------ Collected data ------

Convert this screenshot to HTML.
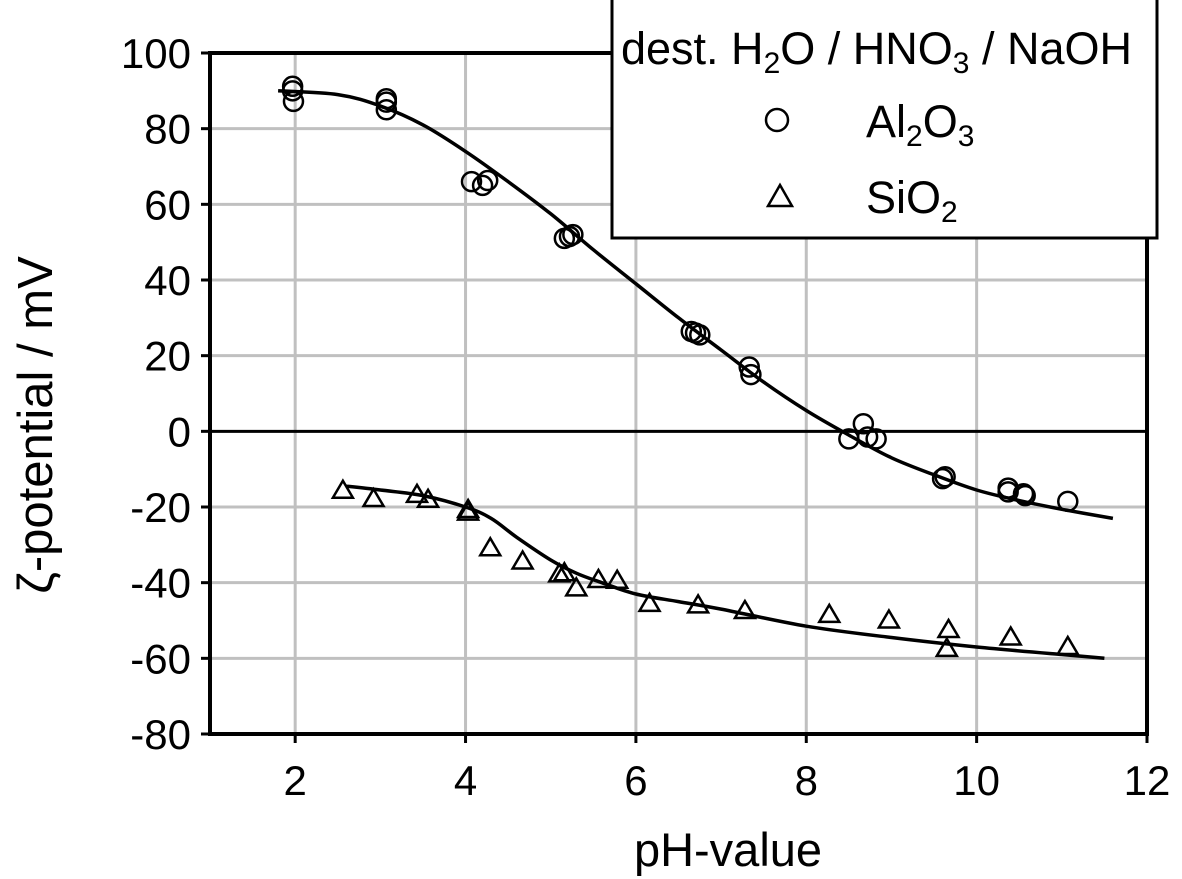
<!DOCTYPE html>
<html><head><meta charset="utf-8"><style>
html,body{margin:0;padding:0;background:#fff}
svg{display:block;font-family:"Liberation Sans",Arial,sans-serif}
</style></head><body>
<svg id="chart" width="1182" height="879" viewBox="0 0 1182 879" xmlns="http://www.w3.org/2000/svg">
<g id="grid"></g>
<g id="axes"></g>
<g id="series"></g>
<text transform="translate(52,425) rotate(-90)" text-anchor="middle" font-size="49">ζ-potential / mV</text>
<text x="728" y="866" text-anchor="middle" font-size="47">pH-value</text>
<g>
<rect x="612" y="-2" width="545" height="240" fill="#fff" stroke="#000" stroke-width="3"/>
<text x="621" y="64" font-size="45">dest. H<tspan font-size="30" dy="9">2</tspan><tspan dy="-9">O / HNO</tspan><tspan font-size="30" dy="9">3</tspan><tspan dy="-9"> / NaOH</tspan></text>
<circle cx="777" cy="120" r="11" fill="#fff" stroke="#000" stroke-width="2.5"/>
<text x="866" y="137" font-size="45">Al<tspan font-size="30" dy="9">2</tspan><tspan dy="-9">O</tspan><tspan font-size="30" dy="9">3</tspan></text>
<polygon points="780,185 768,206 792,206" fill="#fff" stroke="#000" stroke-width="2.5"/>
<text x="866" y="213" font-size="45">SiO<tspan font-size="30" dy="9">2</tspan></text>
</g>
</svg>
<script>
const xTicks = [2,4,6,8,10,12];
const yTicks = [100,80,60,40,20,0,-20,-40,-60,-80];
const alPH = [1.97,1.97,1.98,3.07,3.07,3.07,4.07,4.2,4.26,5.16,5.22,5.26,6.65,6.7,6.75,7.33,7.35,8.5,8.67,8.72,8.82,9.6,9.63,10.37,10.37,10.55,10.57,11.07];
const alZeta = [91.2,90,87.2,87.9,87,85,66,65,66.3,51,51.5,52,26.4,26,25.5,17,15,-2,2,-1.5,-2,-12.5,-12,-15,-16,-16.5,-17,-18.5];
const siPH = [2.56,2.92,3.43,3.56,4.03,4.03,4.29,4.67,5.1,5.16,5.3,5.56,5.78,6.16,6.73,7.28,8.27,8.97,9.67,9.65,10.4,11.07];
const siZeta = [-15.7,-17.9,-16.8,-18.1,-20.8,-21.5,-30.9,-34.4,-37.8,-37.5,-41.5,-39.3,-39.5,-45.6,-46,-47.5,-48.5,-50,-52.5,-57.5,-54.5,-57];
const alFitPH = [1.8,2.5,3,3.5,4,4.5,5,5.5,6,6.5,7,7.5,8,8.5,9,9.5,10,10.5,11,11.6];
const alFitZeta = [90,89,86,81,74,66,57.5,48,39,30,21.5,13,5.5,-1,-7,-11.5,-15.5,-18.3,-20.6,-23];
const siFitPH = [2.6,3,3.5,4,4.3,4.6,5,5.3,5.6,6,6.5,7,8,9,10,11,11.5];
const siFitZeta = [-14.5,-15.5,-17,-20,-23,-28,-34,-37.5,-40,-43,-45,-47,-51.5,-54.5,-57,-59,-60];

const L=210,R=1147,T=53,B=734;
const sx=v=>L+(v-1)*(R-L)/11;
const sy=v=>T+(100-v)*(B-T)/180;
const NS="http://www.w3.org/2000/svg";
function mk(tag,attrs,parent){const e=document.createElementNS(NS,tag);for(const k in attrs)e.setAttribute(k,attrs[k]);parent.appendChild(e);return e;}
const grid=document.getElementById('grid'),axes=document.getElementById('axes'),ser=document.getElementById('series');
xTicks.forEach(t=>{
  if(t<12){const g=mk('line',{x1:sx(t),x2:sx(t),y1:T,y2:B,stroke:'#c0c0c0','stroke-width':3},grid);
  
  }
  const tk=mk('line',{x1:sx(t),x2:sx(t),y1:B,y2:B+9,stroke:'#000','stroke-width':3},axes);
  
  
  const lb=mk('text',{x:sx(t),y:795,'text-anchor':'middle','font-size':42},axes);
  
  
  lb.textContent=t;
});
yTicks.forEach(t=>{
  if(t!==100&&t!==-80&&t!==0){const g=mk('line',{x1:L,x2:R,y1:sy(t),y2:sy(t),stroke:'#c0c0c0','stroke-width':3},grid);
  
  }
  const tk=mk('line',{x1:L-9,x2:L,y1:sy(t),y2:sy(t),stroke:'#000','stroke-width':3},axes);
  
  
  const lb=mk('text',{x:191,y:sy(t)+15,'text-anchor':'end','font-size':42},axes);
  
  
  lb.textContent=t;
});
const zl=mk('line',{x1:L,x2:R,y1:sy(0),y2:sy(0),stroke:'#000','stroke-width':3},axes);


const fr=mk('rect',{x:L,y:T,width:R-L,height:B-T,fill:'none',stroke:'#000','stroke-width':4},axes);


function curve(xs,ys){
  const P=xs.map((x,i)=>[sx(x),sy(ys[i])]);
  let d='M'+P[0][0].toFixed(1)+','+P[0][1].toFixed(1);
  for(let i=0;i<P.length-1;i++){
    const p0=P[Math.max(0,i-1)],p1=P[i],p2=P[i+1],p3=P[Math.min(P.length-1,i+2)];
    const c1x=p1[0]+(p2[0]-p0[0])/6,c1y=p1[1]+(p2[1]-p0[1])/6;
    const c2x=p2[0]-(p3[0]-p1[0])/6,c2y=p2[1]-(p3[1]-p1[1])/6;
    d+=`C${c1x.toFixed(1)},${c1y.toFixed(1)} ${c2x.toFixed(1)},${c2y.toFixed(1)} ${p2[0].toFixed(1)},${p2[1].toFixed(1)}`;
  }
  return d;
}
const c1=mk('path',{d:curve(alFitPH,alFitZeta),fill:'none',stroke:'#000','stroke-width':3.5},ser);


const c2=mk('path',{d:curve(siFitPH,siFitZeta),fill:'none',stroke:'#000','stroke-width':3.5},ser);


alPH.forEach((p,i)=>{
  const c=mk('circle',{cx:sx(p),cy:sy(alZeta[i]),r:9.5,fill:'none',stroke:'#000','stroke-width':2.5},ser);
  
  
});
siPH.forEach((p,i)=>{
  const x=sx(p),y=sy(siZeta[i]);
  const t=mk('polygon',{points:`${x},${y-10} ${x-10},${y+7} ${x+10},${y+7}`,fill:'none',stroke:'#000','stroke-width':2.5},ser);
  
  
});
</script>
</body></html>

------

■ **What you have to do**
Except for the pictures, print the data above exactly.

■ **Answer to this exercise**
Convert this screenshot to HTML.
<!DOCTYPE html>
<html><head><meta charset="utf-8"><style>
html,body{margin:0;padding:0;background:#fff}
svg{display:block;font-family:"Liberation Sans",Arial,sans-serif}
</style></head><body>
<svg id="chart" width="1182" height="879" viewBox="0 0 1182 879" xmlns="http://www.w3.org/2000/svg">
<g id="grid"></g>
<g id="axes"></g>
<g id="series"></g>
<text transform="translate(52,425) rotate(-90)" text-anchor="middle" font-size="49">ζ-potential / mV</text>
<text x="728" y="866" text-anchor="middle" font-size="47">pH-value</text>
<g>
<rect x="612" y="-2" width="545" height="240" fill="#fff" stroke="#000" stroke-width="3"/>
<text x="621" y="64" font-size="45">dest. H<tspan font-size="30" dy="9">2</tspan><tspan dy="-9">O / HNO</tspan><tspan font-size="30" dy="9">3</tspan><tspan dy="-9"> / NaOH</tspan></text>
<circle cx="777" cy="120" r="11" fill="#fff" stroke="#000" stroke-width="2.5"/>
<text x="866" y="137" font-size="45">Al<tspan font-size="30" dy="9">2</tspan><tspan dy="-9">O</tspan><tspan font-size="30" dy="9">3</tspan></text>
<polygon points="780,185 768,206 792,206" fill="#fff" stroke="#000" stroke-width="2.5"/>
<text x="866" y="213" font-size="45">SiO<tspan font-size="30" dy="9">2</tspan></text>
</g>
</svg>
<script>
const xTicks = [2,4,6,8,10,12];
const yTicks = [100,80,60,40,20,0,-20,-40,-60,-80];
const alPH = [1.97,1.97,1.98,3.07,3.07,3.07,4.07,4.2,4.26,5.16,5.22,5.26,6.65,6.7,6.75,7.33,7.35,8.5,8.67,8.72,8.82,9.6,9.63,10.37,10.37,10.55,10.57,11.07];
const alZeta = [91.2,90,87.2,87.9,87,85,66,65,66.3,51,51.5,52,26.4,26,25.5,17,15,-2,2,-1.5,-2,-12.5,-12,-15,-16,-16.5,-17,-18.5];
const siPH = [2.56,2.92,3.43,3.56,4.03,4.03,4.29,4.67,5.1,5.16,5.3,5.56,5.78,6.16,6.73,7.28,8.27,8.97,9.67,9.65,10.4,11.07];
const siZeta = [-15.7,-17.9,-16.8,-18.1,-20.8,-21.5,-30.9,-34.4,-37.8,-37.5,-41.5,-39.3,-39.5,-45.6,-46,-47.5,-48.5,-50,-52.5,-57.5,-54.5,-57];
const alFitPH = [1.8,2.5,3,3.5,4,4.5,5,5.5,6,6.5,7,7.5,8,8.5,9,9.5,10,10.5,11,11.6];
const alFitZeta = [90,89,86,81,74,66,57.5,48,39,30,21.5,13,5.5,-1,-7,-11.5,-15.5,-18.3,-20.6,-23];
const siFitPH = [2.6,3,3.5,4,4.3,4.6,5,5.3,5.6,6,6.5,7,8,9,10,11,11.5];
const siFitZeta = [-14.5,-15.5,-17,-20,-23,-28,-34,-37.5,-40,-43,-45,-47,-51.5,-54.5,-57,-59,-60];

const L=210,R=1147,T=53,B=734;
const sx=v=>L+(v-1)*(R-L)/11;
const sy=v=>T+(100-v)*(B-T)/180;
const NS="http://www.w3.org/2000/svg";
function mk(tag,attrs,parent){const e=document.createElementNS(NS,tag);for(const k in attrs)e.setAttribute(k,attrs[k]);parent.appendChild(e);return e;}
const grid=document.getElementById('grid'),axes=document.getElementById('axes'),ser=document.getElementById('series');
xTicks.forEach(t=>{
  if(t<12){const g=mk('line',{x1:sx(t),x2:sx(t),y1:T,y2:B,stroke:'#c0c0c0','stroke-width':3},grid);
  
  }
  const tk=mk('line',{x1:sx(t),x2:sx(t),y1:B,y2:B+9,stroke:'#000','stroke-width':3},axes);
  
  
  const lb=mk('text',{x:sx(t),y:795,'text-anchor':'middle','font-size':42},axes);
  
  
  lb.textContent=t;
});
yTicks.forEach(t=>{
  if(t!==100&&t!==-80&&t!==0){const g=mk('line',{x1:L,x2:R,y1:sy(t),y2:sy(t),stroke:'#c0c0c0','stroke-width':3},grid);
  
  }
  const tk=mk('line',{x1:L-9,x2:L,y1:sy(t),y2:sy(t),stroke:'#000','stroke-width':3},axes);
  
  
  const lb=mk('text',{x:191,y:sy(t)+15,'text-anchor':'end','font-size':42},axes);
  
  
  lb.textContent=t;
});
const zl=mk('line',{x1:L,x2:R,y1:sy(0),y2:sy(0),stroke:'#000','stroke-width':3},axes);


const fr=mk('rect',{x:L,y:T,width:R-L,height:B-T,fill:'none',stroke:'#000','stroke-width':4},axes);


function curve(xs,ys){
  const P=xs.map((x,i)=>[sx(x),sy(ys[i])]);
  let d='M'+P[0][0].toFixed(1)+','+P[0][1].toFixed(1);
  for(let i=0;i<P.length-1;i++){
    const p0=P[Math.max(0,i-1)],p1=P[i],p2=P[i+1],p3=P[Math.min(P.length-1,i+2)];
    const c1x=p1[0]+(p2[0]-p0[0])/6,c1y=p1[1]+(p2[1]-p0[1])/6;
    const c2x=p2[0]-(p3[0]-p1[0])/6,c2y=p2[1]-(p3[1]-p1[1])/6;
    d+=`C${c1x.toFixed(1)},${c1y.toFixed(1)} ${c2x.toFixed(1)},${c2y.toFixed(1)} ${p2[0].toFixed(1)},${p2[1].toFixed(1)}`;
  }
  return d;
}
const c1=mk('path',{d:curve(alFitPH,alFitZeta),fill:'none',stroke:'#000','stroke-width':3.5},ser);


const c2=mk('path',{d:curve(siFitPH,siFitZeta),fill:'none',stroke:'#000','stroke-width':3.5},ser);


alPH.forEach((p,i)=>{
  const c=mk('circle',{cx:sx(p),cy:sy(alZeta[i]),r:9.5,fill:'none',stroke:'#000','stroke-width':2.5},ser);
  
  
});
siPH.forEach((p,i)=>{
  const x=sx(p),y=sy(siZeta[i]);
  const t=mk('polygon',{points:`${x},${y-10} ${x-10},${y+7} ${x+10},${y+7}`,fill:'none',stroke:'#000','stroke-width':2.5},ser);
  
  
});
</script>
</body></html>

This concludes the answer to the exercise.